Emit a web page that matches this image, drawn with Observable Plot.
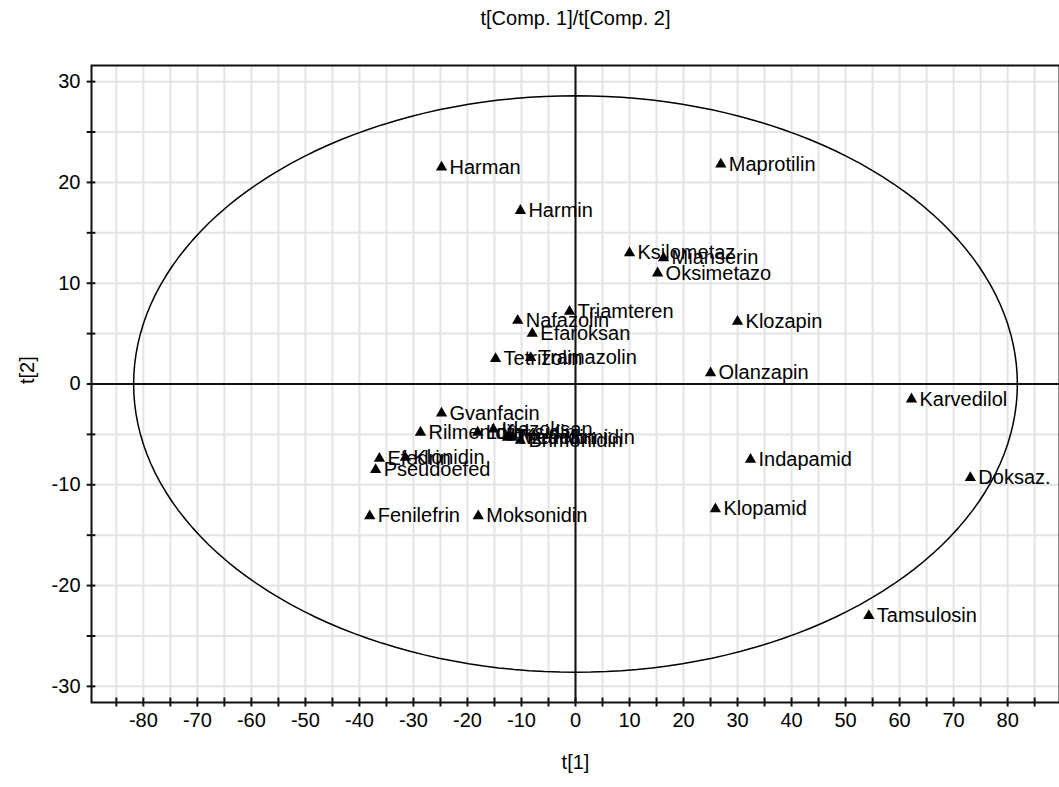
<!DOCTYPE html>
<html>
<head>
<meta charset="utf-8">
<script src="https://cdn.jsdelivr.net/npm/d3@7"></script>
<script src="https://cdn.jsdelivr.net/npm/@observablehq/plot@0.6"></script>
<style>
  html, body { margin: 0; padding: 0; background: #fff; }
  #chart { width: 1059px; height: 787px; }
</style>
</head>
<body>
<div id="chart"></div>
<script>
// ---- data ----
const names = ["Harman","Maprotilin","Harmin","Ksilometaz","Mianserin","Oksimetazo","Triamteren","Nafazolin","Efaroksan","Tetrizolin","Tramazolin","Klozapin","Olanzapin","Karvedilol","Doksaz.","Indapamid","Klopamid","Tamsulosin","Moksonidin","Fenilefrin","Pseudoefed","Efedrin","Klonidin","Gvanfacin","Rilmenidin","Lofeksidin","Idazoksan","Tizanidin","Medetomidin","Brimonidin"];
const t1 = [-24.8, 26.9, -10.2, 10.0, 16.3, 15.2, -1.1, -10.7, -8.0, -14.8, -8.3, 30.0, 25.0, 62.2, 73.1, 32.4, 25.9, 54.3, -18.0, -38.1, -37.0, -36.3, -31.5, -24.8, -28.7, -18.1, -15.2, -12.6, -11.7, -10.2];
const t2 = [21.5, 21.8, 17.2, 13.0, 12.5, 11.0, 7.2, 6.3, 5.0, 2.5, 2.6, 6.2, 1.1, -1.5, -9.3, -7.5, -12.4, -23.0, -13.1, -13.1, -8.5, -7.4, -7.3, -2.9, -4.8, -4.8, -4.5, -5.3, -5.3, -5.6];
const xLabelTicks = [-80, -70, -60, -50, -40, -30, -20, -10, 0, 10, 20, 30, 40, 50, 60, 70, 80];
const xMinorTicks = [-85, -80, -75, -70, -65, -60, -55, -50, -45, -40, -35, -30, -25, -20, -15, -10, -5, 0, 5, 10, 15, 20, 25, 30, 35, 40, 45, 50, 55, 60, 65, 70, 75, 80, 85];
const yLabelTicks = [-30, -20, -10, 0, 10, 20, 30];
const yMinorTicks = [-30, -25, -20, -15, -10, -5, 0, 5, 10, 15, 20, 25, 30];
const ellipseAxes = [81.8, 28.6]; // semi-axes of the T2 ellipse (t1, t2)
const xDomain = [-89.6, 89.6];
const yDomain = [-31.6, 31.6];
const title = "t[Comp. 1]/t[Comp. 2]";
const xTitle = "t[1]";
const yTitle = "t[2]";

// ---- tables built from the arrays ----
const points = names.map((n, i) => ({name: n, t1: t1[i], t2: t2[i]}));
const ellipse = d3.range(0, 361, 2).map(deg => ({
  t1: ellipseAxes[0] * Math.cos(deg * Math.PI / 180),
  t2: ellipseAxes[1] * Math.sin(deg * Math.PI / 180)
}));

const FONT = "Arial, 'Liberation Sans', sans-serif";

const chart = Plot.plot({
  width: 1059,
  height: 787,
  marginLeft: 91,
  marginRight: 0,
  marginTop: 65,
  marginBottom: 85,
  style: {fontFamily: FONT, fontSize: "20px", color: "#000", background: "#fff"},
  x: {domain: xDomain, axis: null},
  y: {domain: yDomain, axis: null},
  marks: [
    Plot.gridX(xMinorTicks, {stroke: "#e4e4e4", strokeOpacity: 1, strokeWidth: 2}),
    Plot.gridY(yMinorTicks, {stroke: "#e4e4e4", strokeOpacity: 1, strokeWidth: 2}),
    Plot.ruleX([0], {stroke: "#111", strokeWidth: 2}),
    Plot.ruleY([0], {stroke: "#111", strokeWidth: 2}),
    Plot.line(ellipse, {x: "t1", y: "t2", stroke: "#000", strokeWidth: 1.5, curve: "linear-closed"}),
    Plot.frame({stroke: "#111", strokeWidth: 2}),
    // crossing tick marks on the frame
    Plot.ruleX(xMinorTicks, {x: d => d, y1: yDomain[0] - 0.45, y2: yDomain[0] + 0.45, stroke: "#111", strokeWidth: 2}),
    Plot.ruleY(yMinorTicks, {y: d => d, x1: xDomain[0] - 0.8, x2: xDomain[0] + 0.8, stroke: "#111", strokeWidth: 2}),
    Plot.axisX(xLabelTicks, {tickSize: 0, tickPadding: 10, fontSize: 20, label: null, tickFormat: d => String(d)}),
    Plot.axisY(yLabelTicks, {tickSize: 0, tickPadding: 11, fontSize: 20, label: null, tickFormat: d => String(d)}),
    Plot.dot(points, {x: "t1", y: "t2", symbol: "triangle", r: 4.2, fill: "#000", stroke: "none"}),
    Plot.text(points, {x: "t1", y: "t2", text: "name", dx: 8, textAnchor: "start", lineAnchor: "middle", fontSize: 20, fill: "#000"}),
    Plot.text([title], {frameAnchor: "top", dy: -47, lineAnchor: "middle", fontSize: 20, fill: "#000"}),
    Plot.text([xTitle], {frameAnchor: "bottom", dy: 60, lineAnchor: "middle", fontSize: 20, fill: "#000"}),
    Plot.text([yTitle], {frameAnchor: "left", dx: -64, rotate: -90, lineAnchor: "middle", fontSize: 20, fill: "#000"})
  ]
});
document.getElementById("chart").appendChild(chart);
</script>
</body>
</html>
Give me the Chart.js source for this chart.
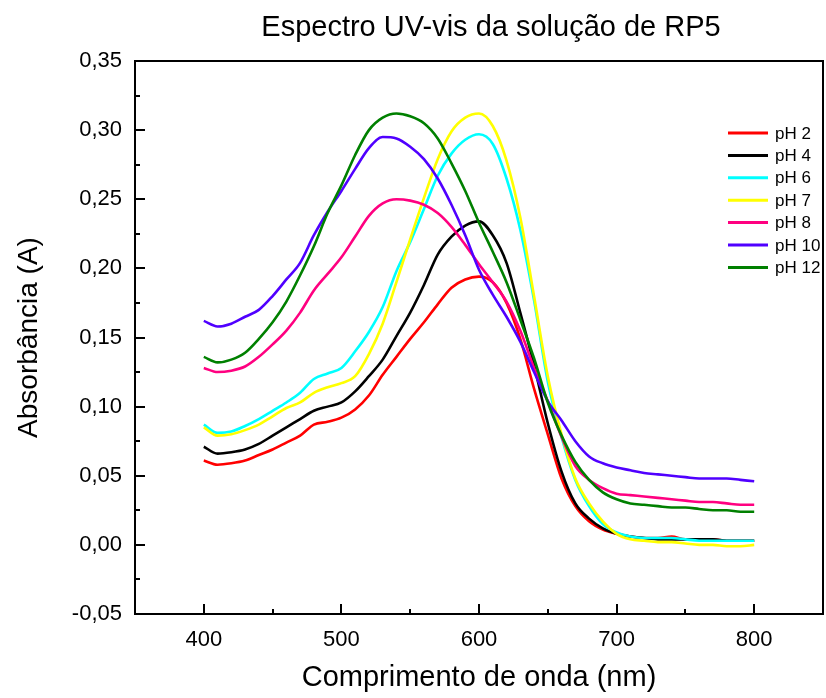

__________

In the entries above, find every line with the word "this" and list it.

Emit a web page that matches this image, drawn with Observable Plot.
Give me the Chart.js source for this chart.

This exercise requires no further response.